# Construct a function that is surjective, but not injective

The given domain and codomain are: $$\mathbb{R} \rightarrow \{x \in \mathbb{R} | x \ge - 3\}$$

I'm suppossed to create a function that is surjective but not injective.

Now, does the codomain imply that in order for the function to be surjectice all real y values have to be covered by that function for all $x \ge - 3$ or is the more (or less?) to it? If that's the case, I supposse that the function has to approach a certain value in one way or another while also not being hyperbolic (i.e. $x^2$ wouldn't be surjectice, but $x^3$ would be injective), but I'm not really sure how to approach the problem mathematically.
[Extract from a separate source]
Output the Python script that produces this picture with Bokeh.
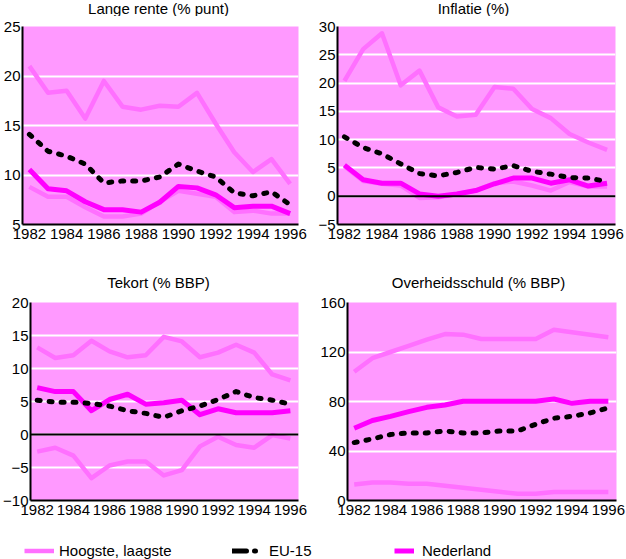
from bokeh.plotting import figure
from bokeh.layouts import column, row
from bokeh.models import Range1d, FixedTicker, Span, Legend, LegendItem, ColumnDataSource, Label
from bokeh.embed import file_html
from bokeh.resources import INLINE

years = list(range(1982, 1997))
x_ticks = [1982, 1984, 1986, 1988, 1990, 1992, 1994, 1996]

# Lange rente (% punt)
rente_hoog = [21.0, 18.3, 18.5, 15.7, 19.5, 16.9, 16.6, 17.0, 16.9, 18.3, 15.2, 12.3, 10.3, 11.6, 9.1]
rente_laag = [8.8, 7.8, 7.8, 6.75, 5.8, 5.8, 6.1, 7.3, 8.4, 8.1, 7.8, 6.25, 6.4, 6.1, 6.1]
rente_eu = [14.1, 12.4, 11.9, 11.1, 9.2, 9.4, 9.4, 9.8, 11.1, 10.4, 9.8, 8.2, 7.9, 8.3, 7.0]
rente_nl = [10.55, 8.6, 8.4, 7.3, 6.5, 6.5, 6.25, 7.25, 8.85, 8.7, 8.0, 6.7, 6.85, 6.85, 6.1]

# Inflatie (%)
infl_hoog = [20.4, 26.0, 28.8, 19.6, 22.2, 15.7, 14.1, 14.4, 19.3, 19.0, 15.4, 13.8, 11.0, 9.5, 8.2]
infl_laag = [5.3, 2.7, 2.2, 1.9, -0.3, -0.2, 0.4, 1.0, 2.3, 2.6, 1.9, 1.0, 2.5, 1.7, 1.7]
infl_eu = [10.5, 8.6, 7.5, 5.7, 4.0, 3.6, 4.2, 5.1, 4.8, 5.4, 4.4, 3.9, 3.3, 3.2, 2.6]
infl_nl = [5.5, 2.9, 2.3, 2.3, 0.4, 0.0, 0.4, 1.0, 2.2, 3.2, 3.2, 2.3, 2.9, 1.8, 2.3]

# Tekort (% BBP)
tek_hoog = [13.2, 11.6, 12.0, 14.2, 12.6, 11.7, 12.0, 14.8, 14.1, 11.7, 12.4, 13.6, 12.4, 9.1, 8.2]
tek_laag = [-2.6, -2.0, -3.2, -6.6, -4.7, -4.1, -4.1, -6.2, -5.4, -1.8, -0.35, -1.6, -2.0, -0.1, -0.6]
tek_eu = [5.2, 4.9, 4.9, 4.7, 4.3, 3.6, 3.2, 2.6, 3.6, 4.3, 5.3, 6.5, 5.6, 5.2, 4.6]
tek_nl = [7.1, 6.5, 6.5, 3.6, 5.3, 6.1, 4.6, 4.8, 5.2, 3.0, 3.9, 3.3, 3.3, 3.3, 3.6]

# Overheidsschuld (% BBP)
schuld_hoog = [104, 115, 120, 125, 130, 134.5, 134, 130.5, 130.5, 130.5, 130.5, 138, 136, 134, 132]
schuld_laag = [13, 14.6, 14.6, 13.5, 13.5, 12, 10.3, 8.7, 7, 5.4, 5.4, 6.8, 6.8, 6.8, 6.8]
schuld_eu = [46.8, 49.8, 53.3, 54.6, 54.6, 56.2, 54.6, 54.6, 56.2, 56.2, 61.6, 66.5, 68, 70.8, 74.8]
schuld_nl = [58.4, 64.6, 68, 71.8, 75.3, 77.2, 80.2, 80.2, 80.2, 80.2, 80.2, 82, 78.5, 80.2, 80.2]

titles = ["Lange rente (% punt)", "Inflatie (%)", "Tekort (% BBP)", "Overheidsschuld (% BBP)"]
legend_labels = ["Hoogste, laagste", "EU-15", "Nederland"]

BG = "#ff99ff"
HL = "#ff70ff"
NL = "#ff00ff"
FONT = "Liberation Sans"
FS = "15px"


def panel(hoog, laag, eu, nl, yr, yticks, width, height, bl, br, bt, bb, zero=False):
    p = figure(width=width, height=height, output_backend="svg", toolbar_location=None,
               x_range=Range1d(1981.63, 1996.45), y_range=Range1d(*yr),
               min_border_left=bl, min_border_right=br, min_border_top=bt, min_border_bottom=bb)
    p.background_fill_color = BG
    p.border_fill_color = "white"
    p.outline_line_color = None
    p.xgrid.grid_line_color = None
    p.ygrid.grid_line_color = "white"
    p.ygrid.grid_line_width = 2
    p.xaxis.ticker = FixedTicker(ticks=x_ticks)
    p.yaxis.ticker = FixedTicker(ticks=yticks)
    for ax in (p.xaxis, p.yaxis):
        ax.axis_line_color = "black"
        ax.axis_line_width = 2
        ax.major_tick_out = 0
        ax.major_tick_in = 0
        ax.minor_tick_out = 0
        ax.minor_tick_in = 0
        ax.major_label_text_font = FONT
        ax.major_label_text_font_size = FS
        ax.major_label_text_color = "black"
    p.xaxis.major_label_standoff = 4
    p.yaxis.major_label_standoff = 2
    src = ColumnDataSource(dict(x=years, hoog=hoog, laag=laag, eu=eu, nl=nl))
    p.line("x", "hoog", source=src, line_color=HL, line_width=4.5, line_join="round")
    p.line("x", "laag", source=src, line_color=HL, line_width=4.5, line_join="round")
    if zero:
        p.add_layout(Span(location=0, dimension="width", line_color="black", line_width=2))
    p.line("x", "nl", source=src, line_color=NL, line_width=5, line_join="round")
    p.line("x", "eu", source=src, line_color="black", line_width=5, line_dash="3 9",
           line_cap="round", line_join="round")
    return p


def title_strip(height, items):
    s = figure(width=626, height=height, output_backend="svg", toolbar_location=None,
               x_range=Range1d(0, 1), y_range=Range1d(0, 1),
               x_axis_type=None, y_axis_type=None,
               min_border_left=0, min_border_right=0, min_border_top=0, min_border_bottom=0)
    s.grid.visible = False
    s.outline_line_color = None
    s.background_fill_color = "white"
    s.border_fill_color = "white"
    for text, sx, sy in items:
        s.add_layout(Label(x=sx, y=sy, x_units="screen", y_units="screen", text=text,
                           text_align="center", text_baseline="middle",
                           text_font=FONT, text_font_size=FS, text_color="black"))
    return s


t1 = title_strip(16, [(titles[0], 158, 8), (titles[1], 473, 8)])
p1 = panel(rente_hoog, rente_laag, rente_eu, rente_nl, (5, 25), [5, 10, 15, 20, 25],
           313, 246, 19, 15, 10, 38)
p2 = panel(infl_hoog, infl_laag, infl_eu, infl_nl, (-5, 30), [-5, 0, 5, 10, 15, 20, 25, 30],
           313, 246, 24, 11, 9, 38, zero=True)
t2 = title_strip(30, [(titles[2], 158, 10), (titles[3], 478, 10)])
p3 = panel(tek_hoog, tek_laag, tek_eu, tek_nl, (-10, 20), [-10, -5, 0, 5, 10, 15, 20],
           313, 228, 26, 15, 9, 20, zero=True)
p4 = panel(schuld_hoog, schuld_laag, schuld_eu, schuld_nl, (0, 160), [0, 40, 80, 120, 160],
           313, 228, 34, 10, 10, 20)

# Legend strip
lg = figure(width=626, height=39, output_backend="svg", toolbar_location=None,
            x_range=Range1d(0, 1), y_range=Range1d(0, 1),
            x_axis_type=None, y_axis_type=None,
            min_border_left=0, min_border_right=0, min_border_top=0, min_border_bottom=0)
lg.grid.visible = False
lg.outline_line_color = None
lg.background_fill_color = "white"
off = dict(x=[-10, -9], y=[-10, -10])
r_hl = lg.line("x", "y", source=ColumnDataSource(off), line_color=HL, line_width=4.5)
r_eu = lg.line("x", "y", source=ColumnDataSource(off), line_color="black", line_width=5,
               line_dash="14 8 1 30", line_cap="round")
r_nl = lg.line("x", "y", source=ColumnDataSource(off), line_color=NL, line_width=5)

for r, lab, xloc, gw, so in [(r_hl, legend_labels[0], 24, 30, 5),
                             (r_eu, legend_labels[1], 232, 30, 7),
                             (r_nl, legend_labels[2], 394, 20, 8)]:
    leg = Legend(items=[LegendItem(label=lab, renderers=[r])], location=(xloc, 0),
                 padding=0, margin=0, border_line_alpha=0, background_fill_alpha=0,
                 glyph_width=gw, glyph_height=15, label_height=15, label_standoff=so,
                 label_text_font=FONT, label_text_font_size=FS, label_text_color="black")
    lg.add_layout(leg)

layout = column(t1, row(p1, p2), t2, row(p3, p4), lg)

html = file_html(layout, INLINE)
html = html.replace("<body>", '<body style="margin:0">', 1)
open("out.html", "w").write(html)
Could someone please give me a tip?

Thanks!

• Not functional analysis....or set theory (please read the tags first) – MathematicsStudent1122 Nov 8 '16 at 21:38
• Sorry, thought that the amount of analysis required to solve this problem would be enough to justify the tag. – Skydiver Nov 8 '16 at 21:40
• What about $x^2-3$? – arberavdullahu Nov 8 '16 at 21:43
• Just surjective and not injective, no other conditions required? Why not $f(x)=x$ for $x\ge -3$ and $f(x)=-3$ otherwise – user160738 Nov 8 '16 at 21:44
• @arbervdullahu x^2 is not surjective... – Skydiver Nov 8 '16 at 21:50

The codomain of the function is $\{ x \in \mathbb R | x \geq -3\}$. Hence, surjective means that you should cover all $y \in \mathbb R$ so that $y \geq -3$ (do not let the notation fool you).
Consider the function $f(x) = x^2 - 3$.